‘Heroes Of Our Time Vote: the Top 50’
New Statesman Magazine Cover Story
During Spring 2006 the international politics/current affairs journal New Statesman conducted a vote among readers for the top 50 heroes of our time. The definition of a hero: ‘A man or woman whose actions have been in the service of the greater good and whose influence is national or international: someone who is prepared to act in pursuit of a freer, more equitable and democratic future, without recourse to violence’.
The New Statesman is similar to the US-based international magazine Newsweek.
Top of poll – Aung San Suu Kyi.
Plus UK post-conflict specialist also recognised in Top 50 Heroes of Our Time poll: see ‘Lesley Abdela’ below. More information on each name can be found on search engines such as Google.
See complete poll on www.newstatesman.com/200605220016
The response, published as the magazine’s cover story, is ‘as surprising in its range and unpredictability as it was overwhelming’ though the first three are to be expected, world figures Aung San Suu Kyi, Nelson Mandela and Bob Geldof. No. 49 is leading theoretical physicist Stephen Hawking, and No 50, Andrew Flintoff, famous English cricketer.

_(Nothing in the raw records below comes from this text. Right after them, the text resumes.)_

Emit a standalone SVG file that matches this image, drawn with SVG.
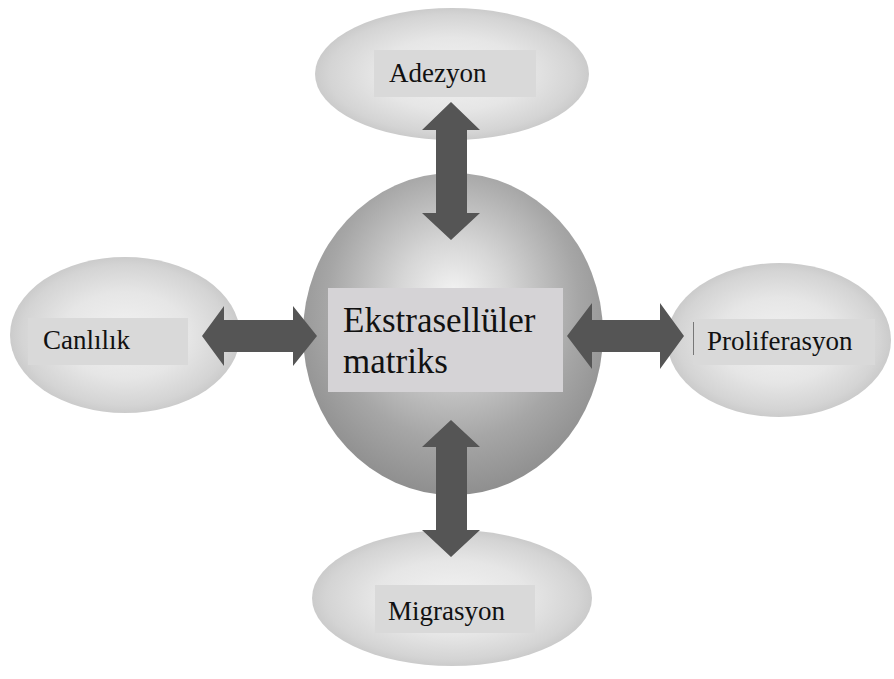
<svg xmlns="http://www.w3.org/2000/svg" width="894" height="679" viewBox="0 0 894 679">
<defs>
<radialGradient id="gEll" cx="50%" cy="50%" r="50%">
<stop offset="0%" stop-color="#f2f2f2"/>
<stop offset="55%" stop-color="#e6e6e6"/>
<stop offset="90%" stop-color="#d4d4d4"/>
<stop offset="100%" stop-color="#cbcbcb"/>
</radialGradient>
<radialGradient id="gSphere" cx="50%" cy="42%" r="60%" fx="50%" fy="38%">
<stop offset="0%" stop-color="#f4f4f4"/>
<stop offset="30%" stop-color="#d6d6d6"/>
<stop offset="70%" stop-color="#a6a6a6"/>
<stop offset="100%" stop-color="#8c8c8c"/>
</radialGradient>
<style>
.ell{fill:url(#gEll);}
.box{fill:#d9d9d9;}
.lbl{font-family:"Liberation Serif","Times New Roman",serif;font-size:27px;fill:#111;}
.big{font-family:"Liberation Serif","Times New Roman",serif;font-size:35px;fill:#111;}
.arr{fill:#555555;}
</style>
</defs>
<rect width="894" height="679" fill="#ffffff"/>
<g id="node-adezyon">
<ellipse class="ell" cx="452" cy="74" rx="137" ry="66"/>
<rect class="box" x="374" y="50" width="162" height="47"/>
<text class="lbl" x="389" y="82">Adezyon</text>
</g>
<g id="node-canlilik">
<ellipse class="ell" cx="125" cy="335" rx="115" ry="78"/>
<rect class="box" x="28" y="318" width="160" height="47"/>
<text class="lbl" x="43" y="349">Canlılık</text>
</g>
<g id="node-proliferasyon">
<ellipse class="ell" cx="779" cy="340" rx="112" ry="77"/>
<rect class="box" x="693" y="319" width="182" height="46"/>
<line x1="693.5" y1="322" x2="693.5" y2="355" stroke="#777" stroke-width="1"/>
<text class="lbl" x="707" y="350">Proliferasyon</text>
</g>
<g id="node-migrasyon">
<ellipse class="ell" cx="452" cy="598" rx="140" ry="68"/>
<rect class="box" x="375" y="585" width="160" height="48"/>
<text class="lbl" x="388" y="620">Migrasyon</text>
</g>
<g id="node-ekm">
<ellipse cx="453" cy="334" rx="150" ry="161" fill="url(#gSphere)"/>
<rect x="328" y="288" width="235" height="104" fill="#d5d3d6"/>
<text class="big" x="343" y="332">Ekstrasellüler</text>
<text class="big" x="343" y="373">matriks</text>
</g>
<g id="connectors">
<polygon class="arr" points="451,102 480,130 467,130 467,213 480,213 451,240 422,213 436,213 436,130 422,130"/>
<polygon class="arr" points="451,420 480,447 467,447 467,530 480,530 451,557 422,530 436,530 436,447 422,447"/>
<polygon class="arr" points="202,336 224,306 224,320 293,320 293,306 317,336 293,366 293,352 224,352 224,366"/>
<polygon class="arr" points="567,336 592,303 592,320 660,320 660,303 684,336 660,369 660,352 592,352 592,369"/>
</g>
</svg>
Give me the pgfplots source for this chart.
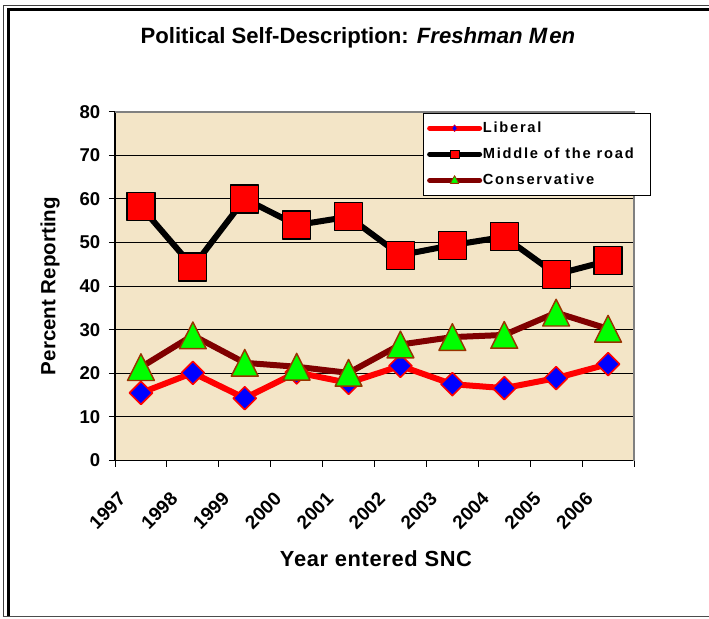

Quite a few respondents thought the magazine meant ‘people for our time’ rather than people alive and active now, so Winston Churchill, Jesus and Marie Curie received a good number of votes.
Of the 50 who topped the poll, 10 are female (20%).
Other women on the Top 50 list include American, Australian, Burmese, Irish and Russian.
Campaigners ranked significantly, hence Bob Dylan (37th) and Bono (30th), Aung San Suu Kyi (1st), Mordechai Vanunu (24th), Lesley Abdela (34th), Helena Kennedy (40th), Noam Chomsky (7th) and campaigning journalist John Pilger (4th).
Women voted into the top 50 Heroes of our Time:
Aung San Suu Kyi, Burmese pro-democracy campaigner (1st)
Margaret Thatcher, UK Prime Minister 1979-90 (5th)
Mary Robinson, Ethical Globalisation Initiative, former UN High Commissioner for Human Rights (20th)
Germaine Greer, Academic and Broadcaster, author of ‘The Female Eunuch’ (25th)
Queen Elizabeth 11, most travelled head of state in history (33rd)
Lesley Abdela, international Champion of Women’s Rights, specialist in ‘gender in post-deadly conflict reconstruction’ (Kosovo, Afghanistan, Iraq, Aceh, Sierra Leone) (34th) (email@example.com)
Shami Chakrabarti, Civil liberties campaigner, Director of human-rights group Liberty (35th)
Anna Politkovskaya, Russian journalist reporting on Chechnya war (39th)
Helena Kennedy QC, leading British lawyer, especially on social justice (40th)
Toni Morrison, Pulitzer Prizewinner novelist on black America (48th)
Some of the men voted among the Top 50 heroes of our time (not in order) –
Amartya Sen, Nobel Laureate, writing on poverty, welfare and development (29th)
Bill Gates, Microsoft founder, with his wife Melinda one of the greatest philanthropists (8th)
Dalai Lama, Buddhist spiritual leader (9th)
Hans Blix, former UN weapons inspector (15th)
Tony Benn, former Cabinet Minister, veteran anti-war campaigner (12th)
Mikhail Gorbachev, last leader of the Soviet Union, relinquished power to help bring Cold War to an end (13th)
Tim Berners-Lee, Inventor of the worldwide web (28th)
Jimmy Carter, former US President, founder of the Carter Center, dedicated to alleviating poverty (41st)
Richard Dawkins, evolutionary theorist (26th)
Muhammad Yunus, Founder of Grameen Bank, ‘banker to the poor’ (22nd)
John Carr, international Internet safety expert, advises on protecting children from the dangers of the web (42nd)
Peter Tatchell, co-founder of OutRage, who attempted citizen’s arrest on Robert Mugabe (6th)
The New Statesman wrote: ‘Among those who just missed out from the final 50 were Roméo Dallaire, the stoical head of the United Nations peacekeeping force in Rwanda at the time of the genocide in 1994; Subcomandante Marcos, the philosopher-rebel and one of the leaders of the Zapatista liberation movement in Mexico; the CND activist Bruce Kent; the comedian and birdwatcher Bill Oddie; the young man who defied the Chinese during the Tiananmen Square revolt of 1989 - the "unknown rebel", as readers called him; and, oddly, the American blue-collar rocker Bruce Springsteen. I was surprised that Archbishop Desmond Tutu of South Africa did not make our top ten. He is such a brave and admirable person whose sense of compassion and forgiveness are defined by his faith. But perhaps when people think of bravery and moral courage in South Africa they think first, and inevitably, of Nelson Mandela.’